The idea that Eva, the author of my trusty city guide, spent her days designing and printing things by hand, on a big piece of antique machinery… well, I couldn’t imagine a more beautiful, satisfying pursuit. It didn’t matter that a moment before I hadn’t ever heard of a letterpress, or that I knew nothing about typesetting, or lettering, or drawing, or design — I had a new line entry on my mental list of dream jobs.
When I returned to the city guide, I paid new attention to one item on her list: a stationery shop called On Paper. Eva had commented “I worked here when I first moved to Columbus, and I think I’d spend most of every paycheck on all their lovely paper goods!” I couldn’t wait to see a shop that had been an inspiration to my newest creative role model.
I’m getting ahead of myself; tomorrow I’ll tell you all about my love of On Paper, and the key role that it wound up playing in my creative growth. But I will say this: the first time I walked into the shop, the first card I happened to pick up was a Sycamore Street Press design. I couldn’t help but take it as a good omen.

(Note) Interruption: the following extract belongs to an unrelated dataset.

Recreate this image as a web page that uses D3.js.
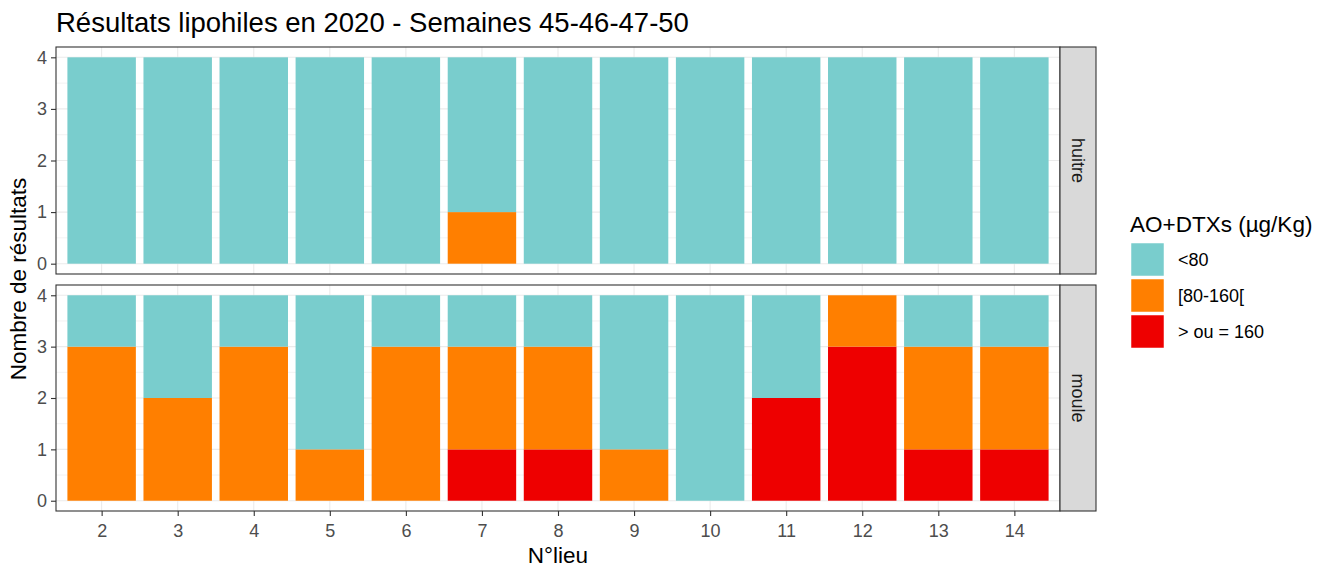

I’ve never met Eva Jorgensen, but for seven years now she has unwittingly been one of my role models. I’ve been following Sycamore Street Press ever since that fateful evening in the video store, and it’s been incredible to see how the brand has evolved and grown over the years.
So Eva, if you're reading this — thank you. Back in 2010, I was grateful you were willing to share your experiences with the world, because you helped me find a home for myself in a new place. But looking back today, I can see that your talents and vision have also inspired me to find my own creative path.